/---

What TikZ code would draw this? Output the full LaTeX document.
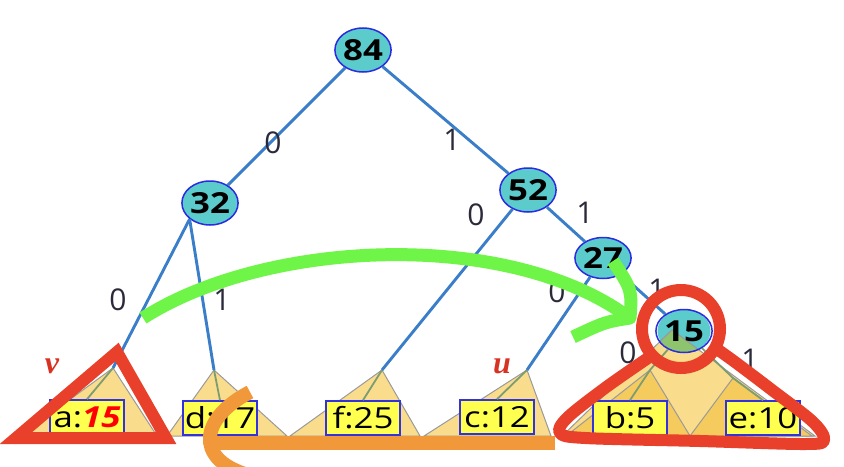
\documentclass[tikz,border=0pt]{standalone}
\usepackage{fontspec}
\setmainfont{Open Sans}
\newfontfamily\widefont[FakeStretch=1.2]{Open Sans}
\newfontfamily\seriffont{Liberation Serif}
\usetikzlibrary{shapes.geometric}
\definecolor{nodecyan}{HTML}{5CCBCB}
\definecolor{nodeblue}{HTML}{2B2BE0}
\definecolor{edgeblue}{HTML}{3A7DC8}
\definecolor{trifill}{HTML}{F9DC8C}
\definecolor{subfill}{HTML}{F5CB5E}
\definecolor{trigray}{HTML}{9A9A9A}
\definecolor{innergreen}{HTML}{7E9C72}
\definecolor{boxyellow}{HTML}{FFFF4F}
\definecolor{boxblue}{HTML}{3333DD}
\definecolor{labelgray}{HTML}{2A2A3A}
\definecolor{penred}{HTML}{E8402A}
\definecolor{pengreen}{HTML}{6EF548}
\definecolor{penorange}{HTML}{F0983A}
\definecolor{greenov}{HTML}{8EC46E}
\definecolor{markred}{HTML}{D83222}
\begin{document}
\begin{tikzpicture}[x=0.5pt,y=-0.5pt,
  ell/.style={ellipse, draw=nodeblue, line width=0.75pt, fill=nodecyan,
    minimum width=28pt, minimum height=22pt, inner sep=0pt,
    font=\widefont\bfseries\fontsize{14.5}{14.5}\selectfont},
  leaf/.style={draw=boxblue, line width=0.8pt, fill=boxyellow,
    minimum width=37pt, minimum height=17pt, inner sep=0pt,
    font=\widefont\fontsize{14.5}{14.5}\selectfont},
  edge/.style={draw=edgeblue, line width=1.45pt},
  innerline/.style={draw=innergreen, line width=0.9pt},
  tri/.style={fill=trifill, draw=trigray, line width=0.5pt},
  subtri/.style={fill=subfill, draw=trigray, line width=0.5pt},
  lbl/.style={font=\fontsize{15}{15}\selectfont, text=labelgray, inner sep=0pt},
  redmark/.style={font=\seriffont\bfseries\itshape\fontsize{16}{16}\selectfont, text=markred, inner sep=0pt},
  redpen/.style={draw=penred, line width=6pt},
  greenpen/.style={draw=pengreen, line width=6.5pt},
  orangepen/.style={draw=penorange, line width=7pt}
]
\useasboundingbox (0,0) rectangle (844,466);

% apex coordinates of the subtree triangles
\coordinate (ta) at (113,368);
\coordinate (td) at (214,370);
\coordinate (tf) at (382,370);
\coordinate (tc) at (527,370);
\coordinate (tb) at (650,370);
\coordinate (te) at (733,378);
\coordinate (tbig) at (672,330);

% leaf triangles
\path[tri] (ta) -- (20,436) -- (157,436) -- cycle;
\path[tri] (td) -- (167,436) -- (287,436) -- cycle;
\path[tri] (tf) -- (290,436) -- (420,436) -- cycle;
\path[tri] (tc) -- (424,436) -- (551,436) -- cycle;

% subtree of 15
\fill[nodecyan] (684,331) ellipse [x radius=26.5, y radius=21.5];
\path[tri] (tbig) -- (562,436) -- (815,436) -- cycle;
\path[subtri] (tb) -- (566,436) -- (690,436) -- cycle;
\path[subtri] (te) -- (690,436) -- (812,436) -- cycle;
\begin{scope}
  \clip (684,331) ellipse [x radius=26.5, y radius=21.5];
  \path[fill=greenov, draw=trigray, line width=0.5pt] (tbig) -- (562,436) -- (815,436) -- cycle;
\end{scope}

% leaves
\node[leaf] (a) at (87,417) {a:\textcolor{red}{\bfseries\itshape 15}};
\node[leaf] (d) at (220,418) {d:17};
\node[leaf] (f) at (363,418) {f:25};
\node[leaf] (c) at (497,417) {c:12};
\node[leaf] (b) at (630,418) {b:5};
\node[leaf] (e) at (763,418) {e:10};

% internal nodes
\node[ell] (n84) at (363,50) {84};
\node[ell] (n32) at (210,203) {32};
\node[ell] (n52) at (528,190) {52};
\node[ell, minimum width=27.5pt, minimum height=20.5pt] (n27) at (603,258) {27};
\node[ell, fill=none, minimum width=26.5pt, minimum height=21.5pt] (n15) at (684,331) {15};

% inner lines inside triangles
\draw[innerline] (ta) -- (a.north);
\draw[innerline] (td) -- (d.north);
\draw[innerline] (tf) -- (f.north);
\draw[innerline] (tc) -- (c.north);
\draw[innerline] (n15) -- (tb) -- (b.north);
\draw[innerline] (n15) -- (te) -- (e.north);

% edges
\draw[edge] (n84) -- (n32);
\draw[edge] (n84) -- (n52);
\draw[edge] (n32.south west) -- (ta);
\draw[edge] (n32.south west) -- (td);
\draw[edge] (n52) -- (tf);
\draw[edge] (n52) -- (n27);
\draw[edge] (n27) -- (tc);
\draw[edge] (n27) -- (n15);

% edge labels
\node[lbl] (l1) at (273,143) {0};
\node[lbl] (l2) at (452,140) {1};
\node[lbl] (l3) at (118,300) {0};
\node[lbl] (l4) at (222,300) {1};
\node[lbl] (l5) at (476,215) {0};
\node[lbl] (l6) at (585,213) {1};
\node[lbl] (l7) at (557,292) {0};
\node[lbl] (l8) at (657,290) {1};
\node[lbl] (l9) at (628,353) {0};
\node[lbl] (l10) at (750,360) {1};

% marks
\node[redmark] (mv) at (52,366) {v};
\node[redmark] (mu) at (502,366) {u};

% hand-drawn annotations
\draw[orangepen] (555,443) -- (213,443);
\draw[orangepen] (250,392) .. controls (200,418) and (195,458) .. (245,474);

\draw[greenpen] (143,318) .. controls (265,240) and (505,228) .. (627,316);
\draw[greenpen, line join=round] (613,261) .. controls (632,290) .. (630,318) .. controls (605,322) .. (573,337);

\draw[redpen, line join=miter] (117,352) -- (16,438) -- (166,438) -- cycle;
\draw[redpen] (681,329) circle [radius=39];
\draw[redpen, line join=round] plot[smooth, tension=0.55] coordinates {(648,358) (605,388) (567,418) (560,433) (585,438) (700,441) (805,444) (824,440) (813,422) (772,390) (735,362) (714,347)};
\end{tikzpicture}
\end{document}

\---

* [TASK REQUIREMENTS]
Take the listing above and restate it word for word, without its pictures.

* [OUTPUT OF THE TASK]
What TikZ code would draw this? Output the full LaTeX document.
\documentclass[tikz,border=0pt]{standalone}
\usepackage{fontspec}
\setmainfont{Open Sans}
\newfontfamily\widefont[FakeStretch=1.2]{Open Sans}
\newfontfamily\seriffont{Liberation Serif}
\usetikzlibrary{shapes.geometric}
\definecolor{nodecyan}{HTML}{5CCBCB}
\definecolor{nodeblue}{HTML}{2B2BE0}
\definecolor{edgeblue}{HTML}{3A7DC8}
\definecolor{trifill}{HTML}{F9DC8C}
\definecolor{subfill}{HTML}{F5CB5E}
\definecolor{trigray}{HTML}{9A9A9A}
\definecolor{innergreen}{HTML}{7E9C72}
\definecolor{boxyellow}{HTML}{FFFF4F}
\definecolor{boxblue}{HTML}{3333DD}
\definecolor{labelgray}{HTML}{2A2A3A}
\definecolor{penred}{HTML}{E8402A}
\definecolor{pengreen}{HTML}{6EF548}
\definecolor{penorange}{HTML}{F0983A}
\definecolor{greenov}{HTML}{8EC46E}
\definecolor{markred}{HTML}{D83222}
\begin{document}
\begin{tikzpicture}[x=0.5pt,y=-0.5pt,
  ell/.style={ellipse, draw=nodeblue, line width=0.75pt, fill=nodecyan,
    minimum width=28pt, minimum height=22pt, inner sep=0pt,
    font=\widefont\bfseries\fontsize{14.5}{14.5}\selectfont},
  leaf/.style={draw=boxblue, line width=0.8pt, fill=boxyellow,
    minimum width=37pt, minimum height=17pt, inner sep=0pt,
    font=\widefont\fontsize{14.5}{14.5}\selectfont},
  edge/.style={draw=edgeblue, line width=1.45pt},
  innerline/.style={draw=innergreen, line width=0.9pt},
  tri/.style={fill=trifill, draw=trigray, line width=0.5pt},
  subtri/.style={fill=subfill, draw=trigray, line width=0.5pt},
  lbl/.style={font=\fontsize{15}{15}\selectfont, text=labelgray, inner sep=0pt},
  redmark/.style={font=\seriffont\bfseries\itshape\fontsize{16}{16}\selectfont, text=markred, inner sep=0pt},
  redpen/.style={draw=penred, line width=6pt},
  greenpen/.style={draw=pengreen, line width=6.5pt},
  orangepen/.style={draw=penorange, line width=7pt}
]
\useasboundingbox (0,0) rectangle (844,466);

% apex coordinates of the subtree triangles
\coordinate (ta) at (113,368);
\coordinate (td) at (214,370);
\coordinate (tf) at (382,370);
\coordinate (tc) at (527,370);
\coordinate (tb) at (650,370);
\coordinate (te) at (733,378);
\coordinate (tbig) at (672,330);

% leaf triangles
\path[tri] (ta) -- (20,436) -- (157,436) -- cycle;
\path[tri] (td) -- (167,436) -- (287,436) -- cycle;
\path[tri] (tf) -- (290,436) -- (420,436) -- cycle;
\path[tri] (tc) -- (424,436) -- (551,436) -- cycle;

% subtree of 15
\fill[nodecyan] (684,331) ellipse [x radius=26.5, y radius=21.5];
\path[tri] (tbig) -- (562,436) -- (815,436) -- cycle;
\path[subtri] (tb) -- (566,436) -- (690,436) -- cycle;
\path[subtri] (te) -- (690,436) -- (812,436) -- cycle;
\begin{scope}
  \clip (684,331) ellipse [x radius=26.5, y radius=21.5];
  \path[fill=greenov, draw=trigray, line width=0.5pt] (tbig) -- (562,436) -- (815,436) -- cycle;
\end{scope}

% leaves
\node[leaf] (a) at (87,417) {a:\textcolor{red}{\bfseries\itshape 15}};
\node[leaf] (d) at (220,418) {d:17};
\node[leaf] (f) at (363,418) {f:25};
\node[leaf] (c) at (497,417) {c:12};
\node[leaf] (b) at (630,418) {b:5};
\node[leaf] (e) at (763,418) {e:10};

% internal nodes
\node[ell] (n84) at (363,50) {84};
\node[ell] (n32) at (210,203) {32};
\node[ell] (n52) at (528,190) {52};
\node[ell, minimum width=27.5pt, minimum height=20.5pt] (n27) at (603,258) {27};
\node[ell, fill=none, minimum width=26.5pt, minimum height=21.5pt] (n15) at (684,331) {15};

% inner lines inside triangles
\draw[innerline] (ta) -- (a.north);
\draw[innerline] (td) -- (d.north);
\draw[innerline] (tf) -- (f.north);
\draw[innerline] (tc) -- (c.north);
\draw[innerline] (n15) -- (tb) -- (b.north);
\draw[innerline] (n15) -- (te) -- (e.north);

% edges
\draw[edge] (n84) -- (n32);
\draw[edge] (n84) -- (n52);
\draw[edge] (n32.south west) -- (ta);
\draw[edge] (n32.south west) -- (td);
\draw[edge] (n52) -- (tf);
\draw[edge] (n52) -- (n27);
\draw[edge] (n27) -- (tc);
\draw[edge] (n27) -- (n15);

% edge labels
\node[lbl] (l1) at (273,143) {0};
\node[lbl] (l2) at (452,140) {1};
\node[lbl] (l3) at (118,300) {0};
\node[lbl] (l4) at (222,300) {1};
\node[lbl] (l5) at (476,215) {0};
\node[lbl] (l6) at (585,213) {1};
\node[lbl] (l7) at (557,292) {0};
\node[lbl] (l8) at (657,290) {1};
\node[lbl] (l9) at (628,353) {0};
\node[lbl] (l10) at (750,360) {1};

% marks
\node[redmark] (mv) at (52,366) {v};
\node[redmark] (mu) at (502,366) {u};

% hand-drawn annotations
\draw[orangepen] (555,443) -- (213,443);
\draw[orangepen] (250,392) .. controls (200,418) and (195,458) .. (245,474);

\draw[greenpen] (143,318) .. controls (265,240) and (505,228) .. (627,316);
\draw[greenpen, line join=round] (613,261) .. controls (632,290) .. (630,318) .. controls (605,322) .. (573,337);

\draw[redpen, line join=miter] (117,352) -- (16,438) -- (166,438) -- cycle;
\draw[redpen] (681,329) circle [radius=39];
\draw[redpen, line join=round] plot[smooth, tension=0.55] coordinates {(648,358) (605,388) (567,418) (560,433) (585,438) (700,441) (805,444) (824,440) (813,422) (772,390) (735,362) (714,347)};
\end{tikzpicture}
\end{document}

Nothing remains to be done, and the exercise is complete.